All the differant forms of investment have been going on this long, and the industry has been booming. The used game market simply represents what some see as an untapped source of more money (if they can kill it), and/or an inconvient obstacle in the way of things like "dighital distribution" and all the cash goodness that could bring if pesky consumers would just stop worrying about their own best interests and brainlessly fork over the money like good cashbags.
That's how I see it at any rate, and why it's been a fairly recent development.

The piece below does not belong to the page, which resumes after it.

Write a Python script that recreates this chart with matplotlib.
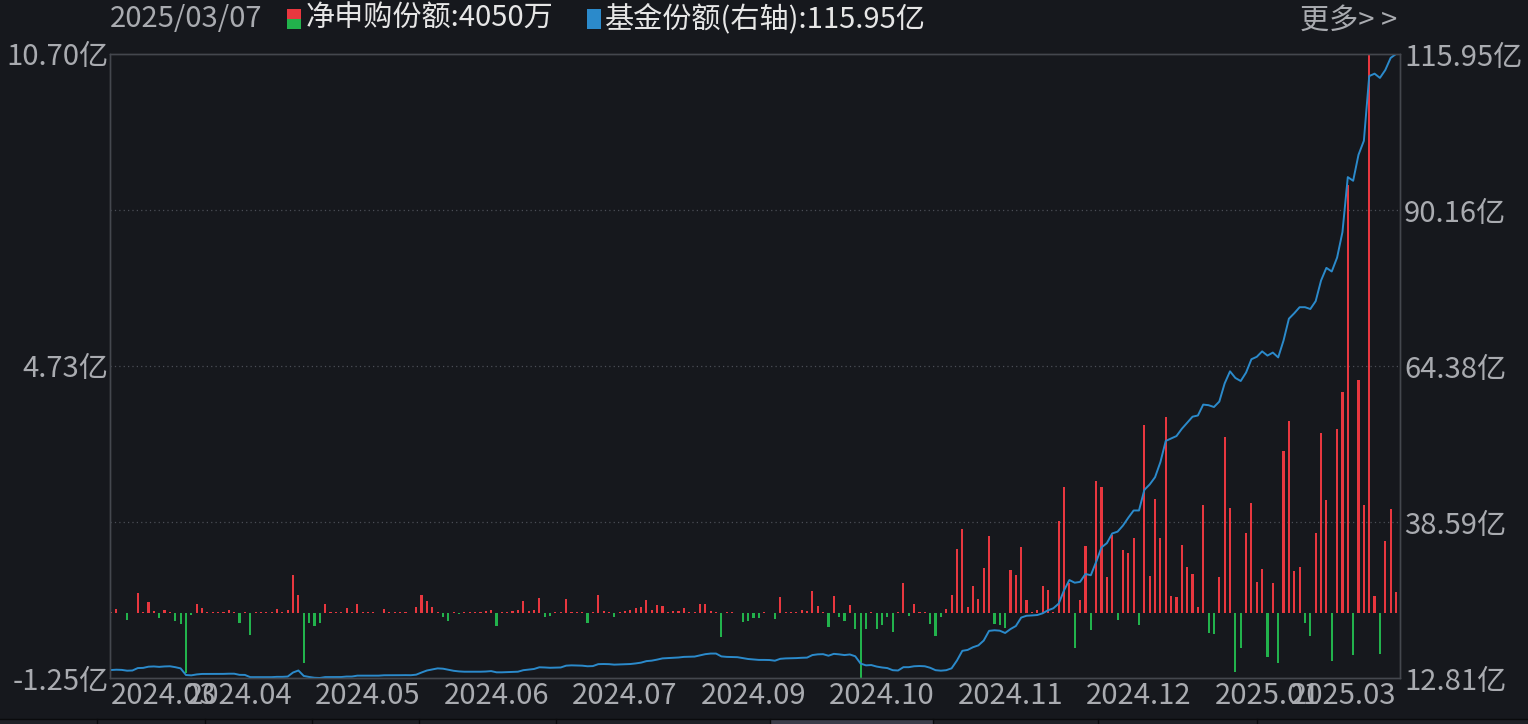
import numpy as np
import matplotlib
matplotlib.use("Agg")
import matplotlib.pyplot as plt
from matplotlib import font_manager as fm
from matplotlib.patches import Rectangle

# net subscription per trading day (亿)
net_sub = [
    0.01, 0.07, -0.01, -0.14, -0.01, 0.38, 0.01, 0.20, 0.03, -0.10,
    0.05, 0.01, -0.16, -0.22, -1.15, -0.04, 0.17, 0.09, 0.01, 0.01,
    0.01, 0.01, 0.05, 0.01, -0.19, 0.01, -0.43, 0.01, 0.01, 0.01,
    0.01, 0.07, 0.01, 0.05, 0.72, 0.33, -0.96, -0.20, -0.26, -0.19,
    0.17, 0.01, 0.01, 0.01, 0.10, 0.01, 0.17, 0.01, 0.01, 0.01,
    -0.01, 0.07, 0.01, 0.01, 0.01, 0.01, -0.01, 0.11, 0.34, 0.23,
    0.11, 0.01, -0.08, -0.15, 0.01, -0.02, 0.01, 0.01, 0.01, 0.01,
    0.04, 0.05, -0.25, 0.01, 0.01, 0.04, 0.05, 0.23, 0.04, 0.06,
    0.28, -0.08, -0.06, 0.01, 0.01, 0.26, 0.01, 0.01, 0.01, -0.19,
    0.01, 0.34, 0.04, 0.01, -0.08, 0.01, 0.04, 0.05, 0.10, 0.11,
    0.24, 0.05, 0.15, 0.13, 0.01, 0.04, 0.04, 0.10, 0.01, 0.01,
    0.17, 0.17, 0.04, 0.01, -0.46, 0.01, 0.01, -0.01, -0.17, -0.15,
    -0.11, -0.10, 0.01, -0.01, -0.12, 0.31, 0.01, 0.01, 0.02, 0.05,
    0.03, 0.42, 0.12, 0.02, -0.27, 0.32, -0.08, -0.15, 0.15, -0.32,
    -1.25, -0.32, 0.01, -0.32, -0.24, -0.09, -0.36, 0.01, 0.57, -0.06,
    0.17, 0.01, 0.01, -0.22, -0.45, -0.08, 0.08, 0.34, 1.22, 1.60,
    0.11, 0.51, 0.27, 0.86, 1.46, -0.22, -0.24, -0.30, 0.82, 0.73,
    1.26, 0.24, 0.01, 0.05, 0.51, 0.43, 0.01, 1.76, 2.41, 0.56,
    -0.68, 0.24, 1.28, -0.33, 2.53, 2.41, 0.69, 1.49, -0.14, 1.20,
    1.15, 1.44, -0.24, 3.60, 0.70, 2.18, 1.44, 3.75, 0.32, 0.31,
    1.30, 0.88, 0.75, 0.11, 2.06, -0.38, -0.40, 0.69, 3.37, 2.01,
    -1.13, -0.68, 1.52, 2.11, 0.59, 0.84, -0.84, 0.57, -0.97, 3.10,
    3.68, 0.80, 0.88, -0.20, -0.44, 1.52, 3.45, 2.16, -0.92, 3.52,
    4.23, 8.19, -0.81, 4.46, 2.06, 10.70, 0.32, -0.79, 1.37, 1.99,
    0.405,
]

# fund shares (亿, right axis)
fund_shares = [
    14.13, 14.18, 14.15, 14.02, 14.05, 14.45, 14.48, 14.68, 14.72, 14.65,
    14.72, 14.75, 14.60, 14.40, 13.30, 13.25, 13.40, 13.48, 13.48, 13.48,
    13.49, 13.49, 13.52, 13.52, 13.33, 13.32, 12.95, 12.95, 12.95, 12.95,
    12.95, 13.00, 13.00, 13.05, 13.72, 14.05, 13.15, 12.98, 12.85, 12.81,
    12.96, 12.96, 12.97, 12.97, 13.05, 13.05, 13.20, 13.20, 13.20, 13.21,
    13.20, 13.26, 13.26, 13.27, 13.27, 13.28, 13.27, 13.36, 13.72, 14.05,
    14.22, 14.40, 14.35, 14.18, 14.00, 13.90, 13.85, 13.85, 13.85, 13.85,
    13.88, 13.95, 13.75, 13.75, 13.78, 13.82, 13.85, 14.10, 14.20, 14.30,
    14.58, 14.55, 14.50, 14.52, 14.55, 14.85, 14.90, 14.88, 14.85, 14.75,
    14.78, 15.10, 15.12, 15.10, 15.02, 15.05, 15.08, 15.12, 15.22, 15.35,
    15.60, 15.68, 15.85, 16.05, 16.10, 16.14, 16.20, 16.30, 16.32, 16.35,
    16.55, 16.75, 16.85, 16.85, 16.38, 16.30, 16.28, 16.25, 16.10, 15.95,
    15.88, 15.80, 15.80, 15.78, 15.67, 15.98, 16.05, 16.07, 16.10, 16.15,
    16.18, 16.60, 16.72, 16.75, 16.49, 16.80, 16.72, 16.60, 16.70, 16.40,
    15.20, 14.90, 14.95, 14.70, 14.55, 14.45, 14.10, 14.05, 14.60, 14.60,
    14.75, 14.79, 14.75, 14.50, 14.10, 14.02, 14.10, 14.41, 15.70, 17.30,
    17.45, 17.90, 18.20, 19.00, 20.60, 20.70, 20.63, 20.25, 20.90, 21.40,
    22.80, 23.10, 23.15, 23.22, 23.50, 24.00, 24.33, 25.10, 27.30, 29.00,
    28.56, 28.70, 30.00, 29.80, 32.00, 34.40, 35.10, 36.70, 37.00, 38.00,
    39.30, 40.50, 40.50, 43.90, 44.80, 46.00, 48.50, 52.00, 52.40, 52.80,
    54.00, 55.00, 56.00, 56.20, 58.00, 57.90, 57.60, 58.50, 61.50, 63.50,
    62.40, 61.90, 63.30, 65.50, 65.90, 66.80, 66.10, 66.60, 65.80, 68.60,
    72.20, 73.10, 74.10, 74.10, 73.80, 75.10, 78.50, 80.60, 80.00, 82.30,
    86.50, 95.60, 95.00, 99.30, 101.60, 112.30, 112.70, 112.00, 113.30, 115.30,
    115.95,
]

tick_pos = [0, 24, 48, 72, 96, 120, 144, 168, 192, 216, 240]
tick_labels = ["2024.03", "2024.04", "2024.05", "2024.06", "2024.07", "2024.09",
               "2024.10", "2024.11", "2024.12", "2025.01", "2025.03"]
left_ticks = [-1.25, 4.73, 10.70]
left_labels = ["-1.25亿", "4.73亿", "10.70亿"]
right_ticks = [12.81, 38.59, 64.38, 90.16, 115.95]
right_labels = ["12.81亿", "38.59亿", "64.38亿", "90.16亿", "115.95亿"]

# fonts: narrow latin face if present, CJK fallback for 亿 etc.
names = {f.name for f in fm.fontManager.ttflist}
if "Liberation Sans Narrow" in names:
    fam = ["Liberation Sans Narrow", "Noto Sans CJK SC"]
    fs = 23
else:
    fam = ["Noto Sans CJK SC", "DejaVu Sans"]
    fs = 21
plt.rcParams["font.family"] = fam

BG = "#16181d"
GRAY = "#a9abb0"
WHITE = "#e6e6e6"
RED = "#e8373f"
GREEN = "#22b24c"
BLUE = "#2b8acb"
EDGE = "#44474e"

W, H = 1528, 724
fig = plt.figure(figsize=(W / 100, H / 100), dpi=100, facecolor=BG)

x0, x1, ytop, ybot = 110, 1400, 54, 678
ax = fig.add_axes([x0 / W, 1 - ybot / H, (x1 - x0) / W, (ybot - ytop) / H])
ax.set_facecolor(BG)

idx = np.arange(len(net_sub))
vals = np.array(net_sub)
colors = [RED if v >= 0 else GREEN for v in vals]
ax.bar(idx, vals, width=0.4, color=colors, linewidth=0)

ax.set_xlim(-0.19, 240.75)
ax.set_ylim(-1.25, 10.70)
step = (10.70 + 1.25) / 4
for k in range(1, 4):
    ax.axhline(-1.25 + k * step, color="#4b4e56", lw=0.9, ls=(0, (1, 2.5)), zorder=0)

for s in ax.spines.values():
    s.set_color(EDGE)
    s.set_linewidth(1.0)

ax.set_yticks(left_ticks, left_labels)
ax.tick_params(axis="y", length=0, pad=1, colors=GRAY, labelsize=fs)
ax.set_xticks(tick_pos, tick_labels)
ax.tick_params(axis="x", length=0, pad=2, colors=GRAY, labelsize=fs)
labs = ax.get_xticklabels()
for i, t in enumerate(labs):
    if i == 0:
        t.set_ha("left")
    elif i == len(labs) - 1:
        t.set_ha("right")
    else:
        t.set_ha("center")

ax2 = ax.twinx()
ax2.plot(idx, fund_shares, color=BLUE, lw=1.4)
ax2.set_ylim(12.81, 115.95)
ax2.set_yticks(right_ticks, right_labels)
ax2.tick_params(axis="y", length=0, pad=3, colors=GRAY, labelsize=fs)
for s in ax2.spines.values():
    s.set_color(EDGE)
    s.set_linewidth(1.0)

# header
def fx(px):
    return px / W

def fy(py):
    return 1 - py / H

fig.text(fx(110), fy(19), "2025/03/07", color=GRAY, fontsize=fs, va="center", ha="left")
fig.add_artist(Rectangle((fx(287), fy(19)), 14 / W, 10 / H, transform=fig.transFigure,
                         color=RED, lw=0))
fig.add_artist(Rectangle((fx(287), fy(29)), 14 / W, 10 / H, transform=fig.transFigure,
                         color=GREEN, lw=0))
fig.text(fx(306), fy(19), "净申购份额:4050万", color=WHITE, fontsize=fs, va="center", ha="left")
fig.add_artist(Rectangle((fx(587), fy(29)), 14 / W, 20 / H, transform=fig.transFigure,
                         color=BLUE, lw=0))
fig.text(fx(605), fy(19), "基金份额(右轴):115.95亿", color=WHITE, fontsize=fs, va="center", ha="left")
fig.text(fx(1300), fy(21), "更多> >", color=GRAY, fontsize=fs, va="center", ha="left")

# tab strip at the bottom
fig.add_artist(Rectangle((0, 0), 1, 5 / H, transform=fig.transFigure, color="#1e2026", lw=0))
fig.add_artist(Rectangle((fx(770), 0), 163 / W, 5 / H, transform=fig.transFigure,
                         color="#3c3d4a", lw=0))
fig.add_artist(plt.Line2D([0, 1], [fy(719), fy(719)], transform=fig.transFigure,
                          color="#0a0b0d", lw=1))
for d in [97, 205, 312, 419, 556, 770, 933, 1098, 1257]:
    fig.add_artist(plt.Line2D([fx(d), fx(d)], [0, fy(719)], transform=fig.transFigure,
                              color="#0a0b0d", lw=1))

fig.savefig("out.png", dpi=100, facecolor=BG)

In the end today's game industry isn't just about making a profit, but about greedily sucking every dime it can out of customers. Pretty much everything it does or develops from DLC, to server fees, is all a matter of how they can exploit the customer today. Especially when customers don't look back on things that have always been provided for free (like multiplayer) and put their foot down on "why should we have to pay for this now?, why was maintaining a server not an issue for the last couple of decades?".
I for one have no real guilt over calling it how I see it, and I figure the more we gamers sit back and take it, the worse it's going to get. I am seriously hoping that before too long people wise up and start not buying games (no matter how good looking) until things improve in general, and the industry backs waaaay off on issues like used game sales.
Right now the only industry source I trust is the fictional "Ryan Quickbender" I mean he's more honest than even Penny Arcade at least, starting his commentary "Greetings Cashbags".